Le Prince d’Aquitaine ne se présente ni comme un portrait – pourtant le physique et l’allure du père, car c’est bien de cette imposante figure qu’il s’agit, y sont parfois croqués, et son comportement vexatoire, exécrable, souvent dépeint – ni comme des souvenirs de jeunesse – malgré les diverses scènes ou situations transposées du « monde d’avant » cher à l’auteur et qui, associées à des personnages positifs tels que sa grand-mère ou ses camarades de fouilles archéologiques, lui furent salvatrices. Non, il s’affiche d’emblée (en couverture) comme un « roman », une étiquette justifiée dans la mesure où le récit ne cède pas un pouce de terrain à la complaisance et, aux moments les plus douloureux, sait se retenir.

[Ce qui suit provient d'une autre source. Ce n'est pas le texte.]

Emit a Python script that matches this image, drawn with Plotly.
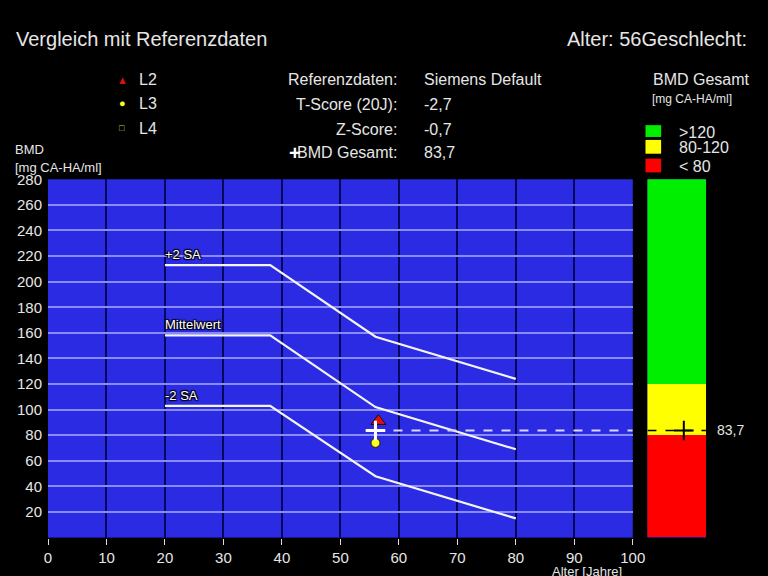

Plutôt se tenir.

Si le géniteur mis en scène dans ces pages, si cet homme torturé, excessif, multipliant frasques et fréquentations interlopes, coupable de toutes les négligences et de maintes bassesses, si ce disloqué aura failli à l’égard de son unique rejeton, les aïeux tiennent par contre lieu d’authentiques exempla (évitons le terme d’ange gardien en présence du païen Christopher) : il y a l’héroïque grand-père, sorti impotent des conflagrations de la Première Guerre, et surtout la grand-mère, déjà évoquée, qui comble les sisyphéennes dettes de son fils et offre au gamin – ainsi que le fit Céline Guilloux pour un certain Louis Destouches – la part de merveilleux que tout un chacun mérite de connaître pour pouvoir affirmer, l’âge adulte venu : « J’aurai eu une enfance ».

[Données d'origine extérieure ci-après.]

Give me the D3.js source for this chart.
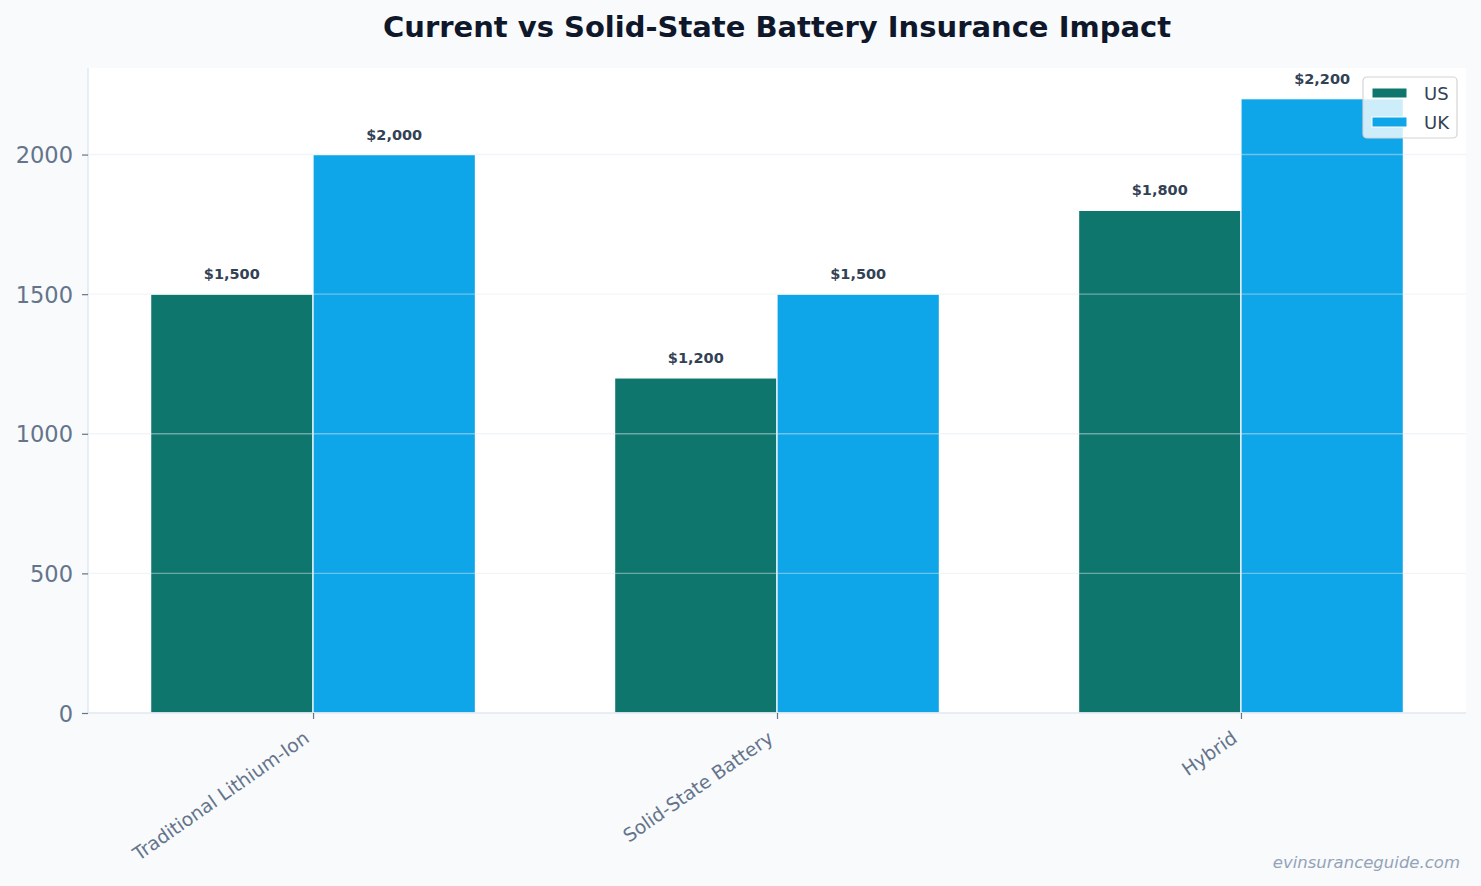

Les enjeux fondamentaux de ce récit ne sont donc pas de faire verser au lecteur une larme de compassion ni même de l’inciter à faire le départ entre réel et fiction. Ils sont doubles. D’une part, instruire le procès d’une génération désenchantée, qui a manqué au devoir de transmettre à la suivante le sens d’une certaine dignité, du tragique et, plus fort encore, du bonheur à être au monde. D’autre part, poser un acte littéraire, en affirmant que la construction d’un individu reste possible quand bien même celui qui l’a lancé dans l’existence lui dénierait toute qualité.

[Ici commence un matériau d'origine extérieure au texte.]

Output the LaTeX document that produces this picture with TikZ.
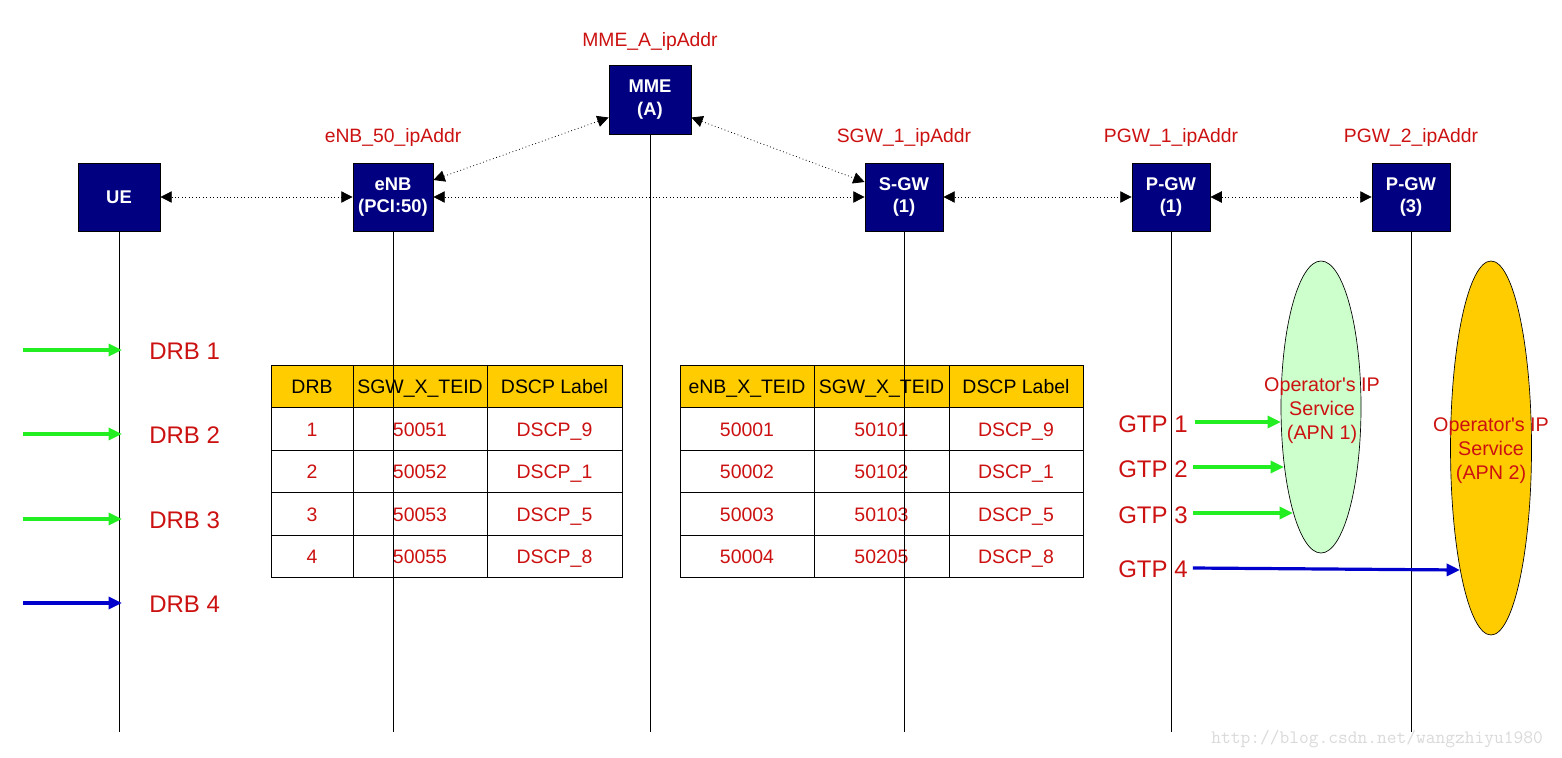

Il « suffit » alors, mais quel défi, mais quel combat, d’acquérir le respect de soi – le narrateur le trouve en cultivant, dans l’univers du débraillé, la singularité de l’élégance, quitte à se faire dandy (« Je décidai de résister consciemment à une mise au pas générale que ma qualité de déclassé me permettait d’analyser avec une lucidité que ne possèderont jamais les adaptés ; de fils inconsolé et ténébreux, je me fis insulaire, donc souverain. Finies les langueurs à la noix et la culpabilité, place à l’ironie et au détachement ! Le tweed, si possible irlandais, du Donegal, me servait d’armure dans ma croisade contre le déclin ») ; de laisser la Révolution majuscule et les révoltes minuscules à ceux qui ont le courage de s’enticher de telles maîtresses instables, pour préférer devenir un rebelle, fidèle à ses seuls principes ; puis de savoir reconnaître les siens, en premier lieu l’Aimée qui deviendra l’alliée indéfectible, ensuite les guides qui auront nom Stendhal, Montherlant, Julien l’Apostat….

Trouver ses Pairs pour enfin vivre libre, hors-Père.